[proofplan]
We apply the Leibniz formula and show that the identity permutation is the only permutation contributing a nonzero term. For every $\sigma \neq \operatorname{id}$, there exists an index $k$ with $\sigma(k) \neq k$, and the triangularity condition forces $A_{k,\sigma(k)} = 0$, killing the entire product. The result then follows immediately.
[/proofplan]
[step:Expand the determinant via the Leibniz formula and identify the only surviving term]
The Leibniz formula gives
\begin{align*}
\det A = \sum_{\sigma \in S_n} \operatorname{sgn}(\sigma) \prod_{k=1}^{n} A_{k,\sigma(k)}.
\end{align*}
We treat the upper triangular case; the lower triangular case is analogous (with the inequality reversed).
Suppose $A$ is upper triangular, so $A_{ij} = 0$ whenever $i > j$. For a permutation $\sigma \in S_n$, the product $\prod_{k=1}^{n} A_{k,\sigma(k)}$ is nonzero only if $A_{k,\sigma(k)} \neq 0$ for every $k \in \{1, \dots, n\}$. The upper triangularity condition requires $\sigma(k) \geq k$ for each factor to be (potentially) nonzero.
[claim:The only permutation satisfying $\sigma(k) \geq k$ for all $k$ is $\sigma = \operatorname{id}$]
Suppose $\sigma \in S_n$ satisfies $\sigma(k) \geq k$ for all $k \in \{1, \dots, n\}$. Summing over all $k$:
\begin{align*}
\sum_{k=1}^{n} \sigma(k) \geq \sum_{k=1}^{n} k.
\end{align*}
Since $\sigma$ is a bijection on $\{1, \dots, n\}$, the left-hand side equals $\sum_{k=1}^{n} k$ as well. Therefore equality holds, which forces $\sigma(k) = k$ for every $k$. (If any single inequality were strict, the total sum would exceed $\sum_{k=1}^{n} k$, contradicting the bijectivity of $\sigma$.)
[/claim]
[proof]
Provided in the claim statement above.
[/proof]
Therefore the only nonzero term in the Leibniz sum comes from $\sigma = \operatorname{id}$, which has $\operatorname{sgn}(\operatorname{id}) = 1$:
\begin{align*}
\det A = 1 \cdot \prod_{k=1}^{n} A_{k,k} = \prod_{i=1}^{n} A_{ii}.
\end{align*}
[guided]
We start from the Leibniz formula:
\begin{align*}
\det A = \sum_{\sigma \in S_n} \operatorname{sgn}(\sigma) \prod_{k=1}^{n} A_{k,\sigma(k)}.
\end{align*}
Consider the upper triangular case: $A_{ij} = 0$ whenever $i > j$. For a term in the Leibniz sum to be nonzero, we need every factor $A_{k,\sigma(k)}$ to be nonzero. Since $A_{k,\sigma(k)} = 0$ when $k > \sigma(k)$ (by upper triangularity), we require $\sigma(k) \geq k$ for all $k$.

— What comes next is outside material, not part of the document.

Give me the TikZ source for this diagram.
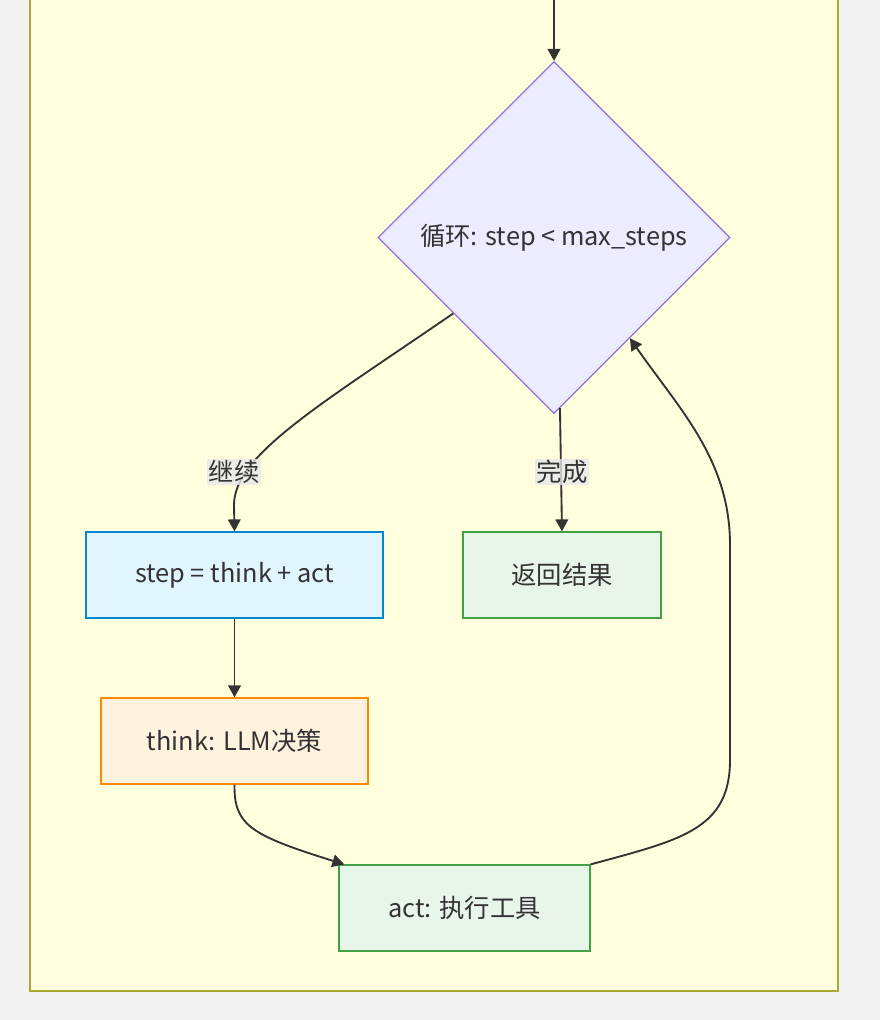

Which permutations satisfy $\sigma(k) \geq k$ for every $k$? Since $\sigma$ is a bijection on $\{1, \dots, n\}$, we have $\sum_{k=1}^{n} \sigma(k) = 1 + 2 + \cdots + n$. But the constraint $\sigma(k) \geq k$ gives $\sum_{k=1}^{n} \sigma(k) \geq \sum_{k=1}^{n} k$. Since both sides equal $n(n+1)/2$, equality must hold, which means $\sigma(k) = k$ for every $k$. If even one inequality were strict --- say $\sigma(k_0) > k_0$ --- then the sum would strictly exceed $n(n+1)/2$, contradicting bijectivity. So $\sigma = \operatorname{id}$ is the unique permutation with all factors potentially nonzero.
The identity permutation contributes $\operatorname{sgn}(\operatorname{id}) \prod_{k=1}^{n} A_{k,k} = \prod_{k=1}^{n} A_{k,k}$. Every other permutation contributes $0$. Therefore
\begin{align*}
\det A = \prod_{i=1}^{n} A_{ii}.
\end{align*}
The lower triangular case is identical with the inequality reversed: $A_{ij} = 0$ when $i < j$ forces $\sigma(k) \leq k$ for all $k$, and the same sum argument gives $\sigma = \operatorname{id}$.
The diagonal case follows as an immediate corollary: a diagonal matrix is both upper and lower triangular, so the result applies.